Aviva's 'solid' first quarter hit by £160m COVID-19 claims
UK insurer Aviva has estimated COVID-19 related losses of £160 million net of reinsurance in its general insurance businesses based on claims in business interruption insurance, other commercial lines and travel insurance.
In addition to the estimated general insurance claims impact from COVID-19, Aviva said that the financial market performance and economic activity are also likely to impact revenues in its savings and asset management businesses, which are sensitive to asset values.
The company stated that it is still in the early stages of claims development on COVID-19, and is taking a prudent approach on capital and cash due to the high level of economic uncertainty.

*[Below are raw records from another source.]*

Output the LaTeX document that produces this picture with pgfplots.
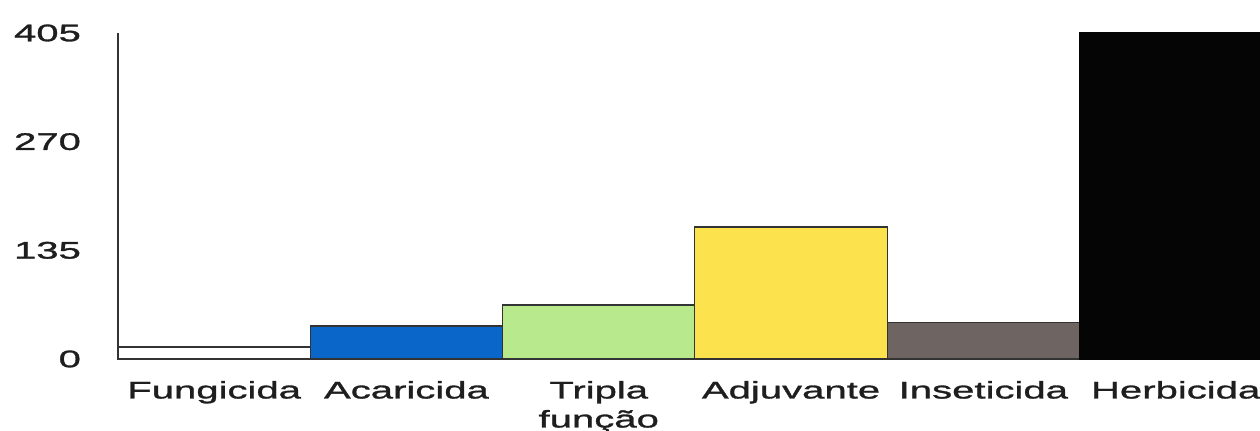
\documentclass[border=0pt]{standalone}
\usepackage{pgfplots}
\pgfplotsset{compat=1.18}
\usepackage{fontspec}
\setmainfont[FakeStretch=1.67,FakeBold=1.3]{Liberation Sans}
\definecolor{cblue}{HTML}{0A66C8}
\definecolor{cgreen}{HTML}{B8E98C}
\definecolor{cyellow}{HTML}{FCE24C}
\definecolor{cgray}{HTML}{6E6563}
\definecolor{cblack}{HTML}{050505}
\definecolor{edge}{HTML}{333333}
\definecolor{txt}{HTML}{1E1E1E}
\begin{document}
\begin{tikzpicture}
\begin{axis}[
  at={(0,0)}, anchor=south west,
  scale only axis, width=576.9pt, height=163pt,
  xmin=-0.5, xmax=5.5, ymin=0, ymax=405,
  axis x line*=bottom, axis y line*=left,
  x axis line style={draw=none},
  y axis line style={-, draw=edge, line width=0.9pt},
  ytick={0,135,270,405},
  xtick={0,1,2,3,4,5},
  xticklabels={Fungicida,Acaricida,Tripla\\função,Adjuvante,Inseticida,Herbicida},
  major tick length=0pt,
  /pgf/number format/assume math mode=true,
  tick label style={font=\fontsize{12}{14.5}\selectfont, text=txt},
  yticklabel style={anchor=east, xshift=-15pt},
  xticklabel style={align=center, anchor=north, yshift=-7.5pt},
  ybar, bar width=1,
  clip=false,
]
\addplot[fill=white, draw=edge, line width=0.6pt, bar shift=0pt] coordinates {(0,15)};
\addplot[fill=cblue, draw=edge, line width=0.6pt, bar shift=0pt] coordinates {(1,41)};
\addplot[fill=cgreen, draw=edge, line width=0.6pt, bar shift=0pt] coordinates {(2,67)};
\addplot[fill=cyellow, draw=edge, line width=0.6pt, bar shift=0pt] coordinates {(3,164)};
\addplot[fill=cgray, draw=edge, line width=0.6pt, bar shift=0pt] coordinates {(4,45)};
\addplot[fill=cblack, draw=cblack, line width=0.6pt, bar shift=0pt] coordinates {(5,405)};
\end{axis}
\pgfresetboundingbox
\useasboundingbox (-59pt,-36pt) rectangle (571pt,179.5pt);
\end{tikzpicture}
\end{document}
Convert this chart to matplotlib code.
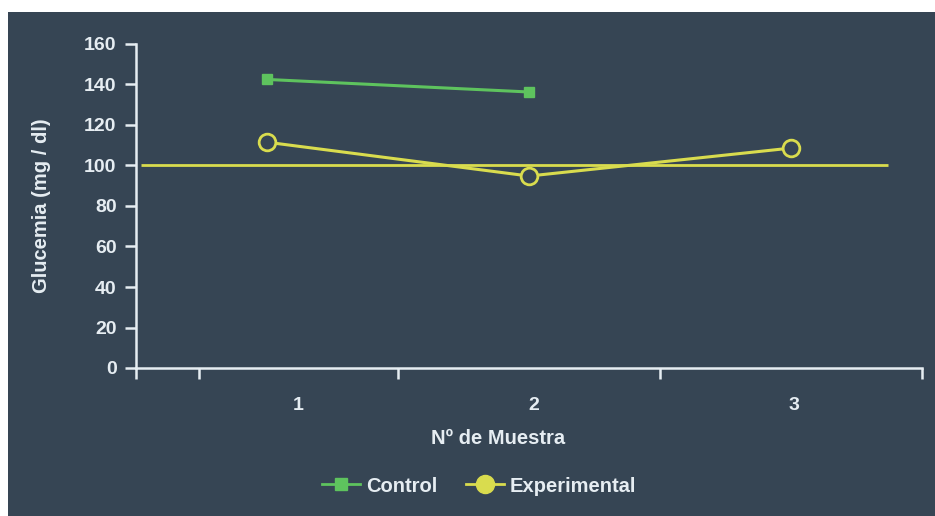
import matplotlib.pyplot as plt
from matplotlib.lines import Line2D
from matplotlib.patches import Rectangle

# glucose readings per sample
muestras = [1, 2, 3]
control = [142.5, 136.3]
experimental = [111.5, 94.8, 108.6]
referencia = 100

y_ticks = [0, 20, 40, 60, 80, 100, 120, 140, 160]
x_labels = ["1", "2", "3"]

BG = "#364554"
FG = "#e6edf2"
GREEN = "#5ec35e"
YELLOW = "#d9dc4e"

plt.rcParams["font.family"] = ["Liberation Sans", "DejaVu Sans"]
plt.rcParams["font.weight"] = "bold"

fig = plt.figure(figsize=(9.35, 5.16), dpi=100)
fig.patch.set_facecolor("white")
fig.patches.append(Rectangle((8 / 935, 0), 1, 1 - 12 / 516,
                             transform=fig.transFigure, facecolor=BG,
                             edgecolor="none", zorder=-10))

W, H = 935, 516
ax = fig.add_axes([136 / W, (H - 368) / H, (922 - 136) / W, (368 - 44) / H])
ax.set_facecolor("none")

# reference line at 100 mg/dl
ax.hlines(referencia, 0.52, 3.37, color=YELLOW, lw=2, zorder=2)

ax.plot(muestras[:len(control)], control, color=GREEN, lw=2.2,
        marker="s", markersize=7, zorder=3)
ax.plot(muestras, experimental, color=YELLOW, lw=2.2, marker="o",
        markersize=12, markerfacecolor=BG, markeredgecolor=YELLOW,
        markeredgewidth=2, zorder=3)

ax.set_xlim(0.5, 3.5)
ax.set_ylim(0, 160)

for side in ["top", "right"]:
    ax.spines[side].set_visible(False)
for side in ["left", "bottom"]:
    ax.spines[side].set_color(FG)
    ax.spines[side].set_linewidth(1.8)

ax.set_yticks(y_ticks)
ax.tick_params(axis="y", colors=FG, length=8, width=1.8, pad=6,
               labelsize=14)

ax.set_xticks([0.5, 0.74, 1.5, 2.5, 3.5])
ax.set_xticklabels([])
ax.tick_params(axis="x", which="major", colors=FG, length=8, width=1.8)
ax.set_xticks([1.12, 2.02, 3.01], minor=True)
ax.set_xticklabels(x_labels, minor=True)
ax.tick_params(axis="x", which="minor", length=0, pad=21, labelsize=14,
               labelcolor=FG)

fig.text(498 / W, 1 - 438 / H, "Nº de Muestra", color=FG, fontsize=14.5,
         fontweight="bold", ha="center", va="center")
fig.text(42 / W, 1 - 206 / H, "Glucemia (mg / dl)", color=FG, fontsize=14.5,
         fontweight="bold", ha="center", va="center", rotation=90)

handles = [
    Line2D([], [], color=GREEN, lw=2, marker="s", markersize=8),
    Line2D([], [], color=YELLOW, lw=2, marker="o", markersize=13),
]
leg = fig.legend(handles, ["Control", "Experimental"], ncol=2,
                 loc="center", bbox_to_anchor=(479 / W, 1 - 486 / H),
                 frameon=False, fontsize=14.5, handlelength=1.9,
                 handletextpad=0.3, columnspacing=1.4)
for t in leg.get_texts():
    t.set_color(FG)

fig.savefig("out.png", dpi=100, facecolor=fig.get_facecolor())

The company revealed that early Q2 2020 trends have seen new business sales decline across many of its businesses due to worldwide Government enforced confinement measures. Sales volumes for the year overall are likely to remain below expectations, it said.
For the first quarter of 2020, Aviva reported a "strong start to the year". Life new business sales rose 28 percent to £12.3 billion from £9.6 billion in Q1 2019, and value of new business grew 18 percent to £311 million from £263 million in Q1 2019.
General insurance net written premium gained 3 percent to £2.4 billion from £2.3 billion in Q1 2019. Excluding COVID-19 impacts, Canada achieved strong underwriting results while the UK was affected by February storms.
Maurice Tulloch, Aviva Group chief executive officer, said: “In responding to COVID-19, Aviva moved quickly to support our customers, introducing a range of measures to help, including financial assistance. I am proud of how Aviva’s people have adapted and maintained excellent day to day service for our customers when they need us most.”
“Aviva had a solid first quarter of trading. General Insurance sales increased 3% and we had a strong performance in Life Insurance where new business increased 28%. Based on analysis as at 30 April, our estimate of the COVID-19 claims impact on general insurance, incorporating notified and projected claims, is £160 million net of reinsurance.”
Tulloch concluded: “At 31 March, our estimated solvency ratio remains strong at 182% and incorporates COVID-19 related impacts. The economic outlook remains uncertain and will affect our business, however the strength of our capital and liquidity means we are well positioned to manage this crisis and continue to support our customers.”